YES, I COULD CARE LESS

How to Be a Language Snob Without Being a Jerk

by Bill Walsh

Pub Date: June 18th, 2013
ISBN: 978-1-250-00663-9
Publisher: St. Martin's Griffin

A copy editor at the Washington Post returns with his third rant-cum–English usage manual (Lapsing into a Comma, 2000, etc.).

The volume sometimes has the appearance of a cut-and-paste job: Recto pages feature headers selected from the author’s tweets; occasional text boxes offer information about compound words, hyphenation, famous movie lines that people commonly misquote (Bogart said only, “Play it, Sam”) and the meanings of abbreviations (GAO is now the Government Accountability Office). Some chapters are principally argument and/or exposition (Walsh goes after Strunk and White); others are lists of usage issues and the author’s views about them. The author’s tone and diction vary from serious to silly. “The en [dash],” he writes in the latter way, “is a prissy punctuation mark that I have little use for.”  Walsh does have some serious points to make. Writers should know the conventions of written English and know their audiences. Other folks still do judge our commas, our capital letters, our use of lie and lay. A little grammar helps, too. Knowing the difference between an essential and a nonessential clause, knowing when something is in apposition, when it is not—it’s hard to use commas correctly when you don’t know the grammatical structures you’re employing.
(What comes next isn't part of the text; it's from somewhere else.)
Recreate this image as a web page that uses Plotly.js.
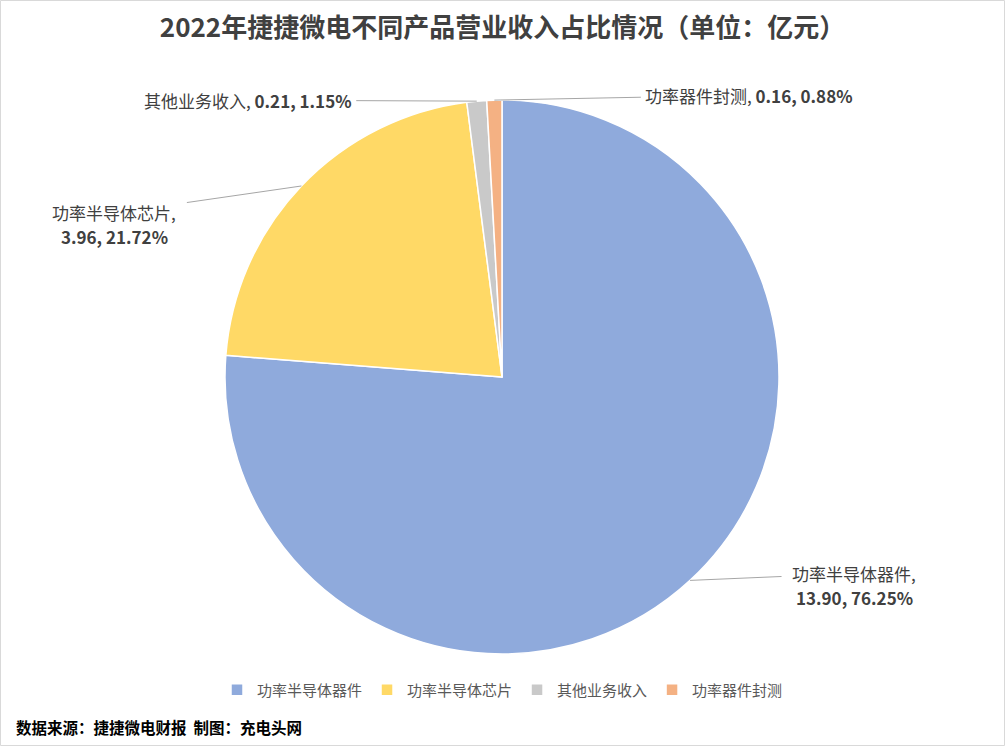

He deals with many common issues, and he takes on the double possessive, the use of hopefully (lost cause, he believes), comma splices, disinterested and uninterestedwho and whom (he is softening on this one), subject-verb agreement with collective nouns, and the expressions graduated high school and going to prom.

A frisky reminder that usage issues are part convention, part passion.